__Exercise description__
Go through the data below and copy it exactly, skipping every picture.

# # #

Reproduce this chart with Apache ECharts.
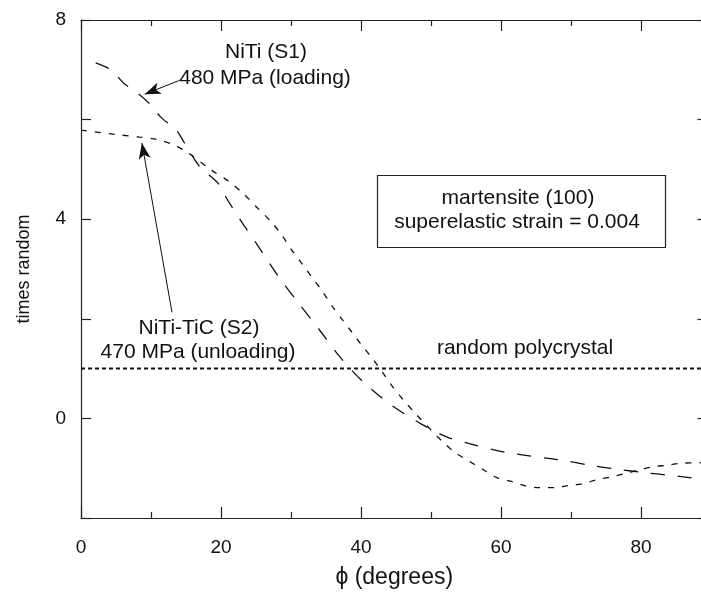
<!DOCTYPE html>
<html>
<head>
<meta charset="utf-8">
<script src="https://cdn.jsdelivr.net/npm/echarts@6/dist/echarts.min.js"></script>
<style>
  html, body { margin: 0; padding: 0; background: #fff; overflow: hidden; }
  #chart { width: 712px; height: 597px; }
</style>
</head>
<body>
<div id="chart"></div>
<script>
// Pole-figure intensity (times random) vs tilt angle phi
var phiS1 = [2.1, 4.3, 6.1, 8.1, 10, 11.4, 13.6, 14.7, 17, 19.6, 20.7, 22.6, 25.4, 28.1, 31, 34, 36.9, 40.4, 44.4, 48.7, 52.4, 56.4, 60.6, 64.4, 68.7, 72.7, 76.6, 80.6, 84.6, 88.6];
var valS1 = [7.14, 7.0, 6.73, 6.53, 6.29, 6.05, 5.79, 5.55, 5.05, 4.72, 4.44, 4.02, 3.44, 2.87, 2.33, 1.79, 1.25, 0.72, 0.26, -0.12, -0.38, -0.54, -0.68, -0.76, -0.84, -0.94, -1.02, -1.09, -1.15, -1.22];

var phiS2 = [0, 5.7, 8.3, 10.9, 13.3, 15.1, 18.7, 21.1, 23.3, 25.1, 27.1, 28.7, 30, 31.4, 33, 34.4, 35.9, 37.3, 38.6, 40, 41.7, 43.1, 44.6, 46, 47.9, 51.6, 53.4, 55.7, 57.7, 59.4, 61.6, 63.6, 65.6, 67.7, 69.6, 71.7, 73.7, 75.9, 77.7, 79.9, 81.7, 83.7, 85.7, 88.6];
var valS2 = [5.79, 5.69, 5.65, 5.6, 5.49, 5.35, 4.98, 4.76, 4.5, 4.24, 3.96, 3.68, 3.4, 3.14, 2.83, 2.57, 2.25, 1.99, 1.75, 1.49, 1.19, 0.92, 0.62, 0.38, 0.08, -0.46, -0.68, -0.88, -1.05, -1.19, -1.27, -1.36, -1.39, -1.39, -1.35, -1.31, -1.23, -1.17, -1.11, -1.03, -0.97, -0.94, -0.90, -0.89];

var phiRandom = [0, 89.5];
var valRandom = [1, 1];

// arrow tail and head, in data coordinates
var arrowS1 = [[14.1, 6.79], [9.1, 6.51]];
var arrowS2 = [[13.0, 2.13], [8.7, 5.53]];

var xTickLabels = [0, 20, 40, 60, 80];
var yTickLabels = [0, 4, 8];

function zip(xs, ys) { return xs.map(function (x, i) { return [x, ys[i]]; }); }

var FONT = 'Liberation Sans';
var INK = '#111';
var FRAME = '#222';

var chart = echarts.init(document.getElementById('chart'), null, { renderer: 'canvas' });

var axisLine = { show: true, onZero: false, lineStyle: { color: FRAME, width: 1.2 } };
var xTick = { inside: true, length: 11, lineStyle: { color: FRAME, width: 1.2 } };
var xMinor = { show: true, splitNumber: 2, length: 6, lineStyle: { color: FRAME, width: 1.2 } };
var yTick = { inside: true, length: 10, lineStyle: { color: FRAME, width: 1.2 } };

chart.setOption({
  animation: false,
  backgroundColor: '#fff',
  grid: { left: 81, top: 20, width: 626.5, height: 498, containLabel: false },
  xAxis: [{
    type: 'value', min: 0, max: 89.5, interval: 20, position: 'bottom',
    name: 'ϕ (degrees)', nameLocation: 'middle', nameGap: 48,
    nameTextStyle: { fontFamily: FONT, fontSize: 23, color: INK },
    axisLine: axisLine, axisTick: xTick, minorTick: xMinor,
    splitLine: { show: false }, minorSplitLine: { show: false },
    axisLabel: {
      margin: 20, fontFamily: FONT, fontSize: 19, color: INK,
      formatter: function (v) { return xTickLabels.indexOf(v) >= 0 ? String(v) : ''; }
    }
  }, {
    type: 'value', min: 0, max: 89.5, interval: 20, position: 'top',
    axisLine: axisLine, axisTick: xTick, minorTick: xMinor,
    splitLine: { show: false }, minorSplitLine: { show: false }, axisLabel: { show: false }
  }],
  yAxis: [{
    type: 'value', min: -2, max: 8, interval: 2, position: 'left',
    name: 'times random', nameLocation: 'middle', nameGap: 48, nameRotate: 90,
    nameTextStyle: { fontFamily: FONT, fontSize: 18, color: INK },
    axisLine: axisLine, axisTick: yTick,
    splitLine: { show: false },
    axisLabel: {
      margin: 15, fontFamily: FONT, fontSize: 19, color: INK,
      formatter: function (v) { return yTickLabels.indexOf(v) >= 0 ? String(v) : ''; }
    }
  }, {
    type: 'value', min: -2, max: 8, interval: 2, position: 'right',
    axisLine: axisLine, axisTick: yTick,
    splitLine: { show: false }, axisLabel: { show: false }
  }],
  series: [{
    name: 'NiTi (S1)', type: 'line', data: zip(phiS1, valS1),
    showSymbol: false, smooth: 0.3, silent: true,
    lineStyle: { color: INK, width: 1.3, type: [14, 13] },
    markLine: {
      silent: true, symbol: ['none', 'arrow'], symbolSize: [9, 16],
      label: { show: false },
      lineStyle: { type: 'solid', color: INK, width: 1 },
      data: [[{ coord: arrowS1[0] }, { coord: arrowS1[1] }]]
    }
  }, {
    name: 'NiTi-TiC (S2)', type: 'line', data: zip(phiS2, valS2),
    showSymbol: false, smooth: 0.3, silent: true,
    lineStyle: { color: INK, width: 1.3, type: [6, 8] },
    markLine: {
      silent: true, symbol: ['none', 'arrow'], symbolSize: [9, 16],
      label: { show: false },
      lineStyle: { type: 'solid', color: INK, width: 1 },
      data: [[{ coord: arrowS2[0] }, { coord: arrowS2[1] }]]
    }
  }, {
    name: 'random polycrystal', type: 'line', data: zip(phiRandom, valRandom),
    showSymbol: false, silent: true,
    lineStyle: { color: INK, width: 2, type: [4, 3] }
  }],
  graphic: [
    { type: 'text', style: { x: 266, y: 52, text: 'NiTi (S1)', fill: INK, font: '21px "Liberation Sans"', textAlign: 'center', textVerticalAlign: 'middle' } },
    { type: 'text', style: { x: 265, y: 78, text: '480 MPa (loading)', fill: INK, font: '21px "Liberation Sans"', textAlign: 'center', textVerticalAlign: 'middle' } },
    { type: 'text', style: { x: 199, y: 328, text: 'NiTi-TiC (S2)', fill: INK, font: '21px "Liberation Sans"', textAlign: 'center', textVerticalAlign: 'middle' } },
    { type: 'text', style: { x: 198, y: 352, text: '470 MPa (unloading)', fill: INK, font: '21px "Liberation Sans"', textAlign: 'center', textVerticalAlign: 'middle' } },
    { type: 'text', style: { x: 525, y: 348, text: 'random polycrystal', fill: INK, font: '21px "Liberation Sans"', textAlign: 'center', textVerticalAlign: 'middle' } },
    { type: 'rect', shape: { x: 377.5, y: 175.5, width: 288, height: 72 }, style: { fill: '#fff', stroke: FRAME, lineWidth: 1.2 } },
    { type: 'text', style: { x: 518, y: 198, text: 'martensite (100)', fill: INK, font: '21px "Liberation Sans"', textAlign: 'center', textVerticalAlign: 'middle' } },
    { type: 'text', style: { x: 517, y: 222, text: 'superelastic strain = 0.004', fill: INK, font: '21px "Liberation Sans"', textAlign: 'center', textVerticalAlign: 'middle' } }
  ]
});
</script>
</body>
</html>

# # #

__Answer to the task__
Reproduce this chart with Apache ECharts.
<!DOCTYPE html>
<html>
<head>
<meta charset="utf-8">
<script src="https://cdn.jsdelivr.net/npm/echarts@6/dist/echarts.min.js"></script>
<style>
  html, body { margin: 0; padding: 0; background: #fff; overflow: hidden; }
  #chart { width: 712px; height: 597px; }
</style>
</head>
<body>
<div id="chart"></div>
<script>
// Pole-figure intensity (times random) vs tilt angle phi
var phiS1 = [2.1, 4.3, 6.1, 8.1, 10, 11.4, 13.6, 14.7, 17, 19.6, 20.7, 22.6, 25.4, 28.1, 31, 34, 36.9, 40.4, 44.4, 48.7, 52.4, 56.4, 60.6, 64.4, 68.7, 72.7, 76.6, 80.6, 84.6, 88.6];
var valS1 = [7.14, 7.0, 6.73, 6.53, 6.29, 6.05, 5.79, 5.55, 5.05, 4.72, 4.44, 4.02, 3.44, 2.87, 2.33, 1.79, 1.25, 0.72, 0.26, -0.12, -0.38, -0.54, -0.68, -0.76, -0.84, -0.94, -1.02, -1.09, -1.15, -1.22];

var phiS2 = [0, 5.7, 8.3, 10.9, 13.3, 15.1, 18.7, 21.1, 23.3, 25.1, 27.1, 28.7, 30, 31.4, 33, 34.4, 35.9, 37.3, 38.6, 40, 41.7, 43.1, 44.6, 46, 47.9, 51.6, 53.4, 55.7, 57.7, 59.4, 61.6, 63.6, 65.6, 67.7, 69.6, 71.7, 73.7, 75.9, 77.7, 79.9, 81.7, 83.7, 85.7, 88.6];
var valS2 = [5.79, 5.69, 5.65, 5.6, 5.49, 5.35, 4.98, 4.76, 4.5, 4.24, 3.96, 3.68, 3.4, 3.14, 2.83, 2.57, 2.25, 1.99, 1.75, 1.49, 1.19, 0.92, 0.62, 0.38, 0.08, -0.46, -0.68, -0.88, -1.05, -1.19, -1.27, -1.36, -1.39, -1.39, -1.35, -1.31, -1.23, -1.17, -1.11, -1.03, -0.97, -0.94, -0.90, -0.89];

var phiRandom = [0, 89.5];
var valRandom = [1, 1];

// arrow tail and head, in data coordinates
var arrowS1 = [[14.1, 6.79], [9.1, 6.51]];
var arrowS2 = [[13.0, 2.13], [8.7, 5.53]];

var xTickLabels = [0, 20, 40, 60, 80];
var yTickLabels = [0, 4, 8];

function zip(xs, ys) { return xs.map(function (x, i) { return [x, ys[i]]; }); }

var FONT = 'Liberation Sans';
var INK = '#111';
var FRAME = '#222';

var chart = echarts.init(document.getElementById('chart'), null, { renderer: 'canvas' });

var axisLine = { show: true, onZero: false, lineStyle: { color: FRAME, width: 1.2 } };
var xTick = { inside: true, length: 11, lineStyle: { color: FRAME, width: 1.2 } };
var xMinor = { show: true, splitNumber: 2, length: 6, lineStyle: { color: FRAME, width: 1.2 } };
var yTick = { inside: true, length: 10, lineStyle: { color: FRAME, width: 1.2 } };

chart.setOption({
  animation: false,
  backgroundColor: '#fff',
  grid: { left: 81, top: 20, width: 626.5, height: 498, containLabel: false },
  xAxis: [{
    type: 'value', min: 0, max: 89.5, interval: 20, position: 'bottom',
    name: 'ϕ (degrees)', nameLocation: 'middle', nameGap: 48,
    nameTextStyle: { fontFamily: FONT, fontSize: 23, color: INK },
    axisLine: axisLine, axisTick: xTick, minorTick: xMinor,
    splitLine: { show: false }, minorSplitLine: { show: false },
    axisLabel: {
      margin: 20, fontFamily: FONT, fontSize: 19, color: INK,
      formatter: function (v) { return xTickLabels.indexOf(v) >= 0 ? String(v) : ''; }
    }
  }, {
    type: 'value', min: 0, max: 89.5, interval: 20, position: 'top',
    axisLine: axisLine, axisTick: xTick, minorTick: xMinor,
    splitLine: { show: false }, minorSplitLine: { show: false }, axisLabel: { show: false }
  }],
  yAxis: [{
    type: 'value', min: -2, max: 8, interval: 2, position: 'left',
    name: 'times random', nameLocation: 'middle', nameGap: 48, nameRotate: 90,
    nameTextStyle: { fontFamily: FONT, fontSize: 18, color: INK },
    axisLine: axisLine, axisTick: yTick,
    splitLine: { show: false },
    axisLabel: {
      margin: 15, fontFamily: FONT, fontSize: 19, color: INK,
      formatter: function (v) { return yTickLabels.indexOf(v) >= 0 ? String(v) : ''; }
    }
  }, {
    type: 'value', min: -2, max: 8, interval: 2, position: 'right',
    axisLine: axisLine, axisTick: yTick,
    splitLine: { show: false }, axisLabel: { show: false }
  }],
  series: [{
    name: 'NiTi (S1)', type: 'line', data: zip(phiS1, valS1),
    showSymbol: false, smooth: 0.3, silent: true,
    lineStyle: { color: INK, width: 1.3, type: [14, 13] },
    markLine: {
      silent: true, symbol: ['none', 'arrow'], symbolSize: [9, 16],
      label: { show: false },
      lineStyle: { type: 'solid', color: INK, width: 1 },
      data: [[{ coord: arrowS1[0] }, { coord: arrowS1[1] }]]
    }
  }, {
    name: 'NiTi-TiC (S2)', type: 'line', data: zip(phiS2, valS2),
    showSymbol: false, smooth: 0.3, silent: true,
    lineStyle: { color: INK, width: 1.3, type: [6, 8] },
    markLine: {
      silent: true, symbol: ['none', 'arrow'], symbolSize: [9, 16],
      label: { show: false },
      lineStyle: { type: 'solid', color: INK, width: 1 },
      data: [[{ coord: arrowS2[0] }, { coord: arrowS2[1] }]]
    }
  }, {
    name: 'random polycrystal', type: 'line', data: zip(phiRandom, valRandom),
    showSymbol: false, silent: true,
    lineStyle: { color: INK, width: 2, type: [4, 3] }
  }],
  graphic: [
    { type: 'text', style: { x: 266, y: 52, text: 'NiTi (S1)', fill: INK, font: '21px "Liberation Sans"', textAlign: 'center', textVerticalAlign: 'middle' } },
    { type: 'text', style: { x: 265, y: 78, text: '480 MPa (loading)', fill: INK, font: '21px "Liberation Sans"', textAlign: 'center', textVerticalAlign: 'middle' } },
    { type: 'text', style: { x: 199, y: 328, text: 'NiTi-TiC (S2)', fill: INK, font: '21px "Liberation Sans"', textAlign: 'center', textVerticalAlign: 'middle' } },
    { type: 'text', style: { x: 198, y: 352, text: '470 MPa (unloading)', fill: INK, font: '21px "Liberation Sans"', textAlign: 'center', textVerticalAlign: 'middle' } },
    { type: 'text', style: { x: 525, y: 348, text: 'random polycrystal', fill: INK, font: '21px "Liberation Sans"', textAlign: 'center', textVerticalAlign: 'middle' } },
    { type: 'rect', shape: { x: 377.5, y: 175.5, width: 288, height: 72 }, style: { fill: '#fff', stroke: FRAME, lineWidth: 1.2 } },
    { type: 'text', style: { x: 518, y: 198, text: 'martensite (100)', fill: INK, font: '21px "Liberation Sans"', textAlign: 'center', textVerticalAlign: 'middle' } },
    { type: 'text', style: { x: 517, y: 222, text: 'superelastic strain = 0.004', fill: INK, font: '21px "Liberation Sans"', textAlign: 'center', textVerticalAlign: 'middle' } }
  ]
});
</script>
</body>
</html>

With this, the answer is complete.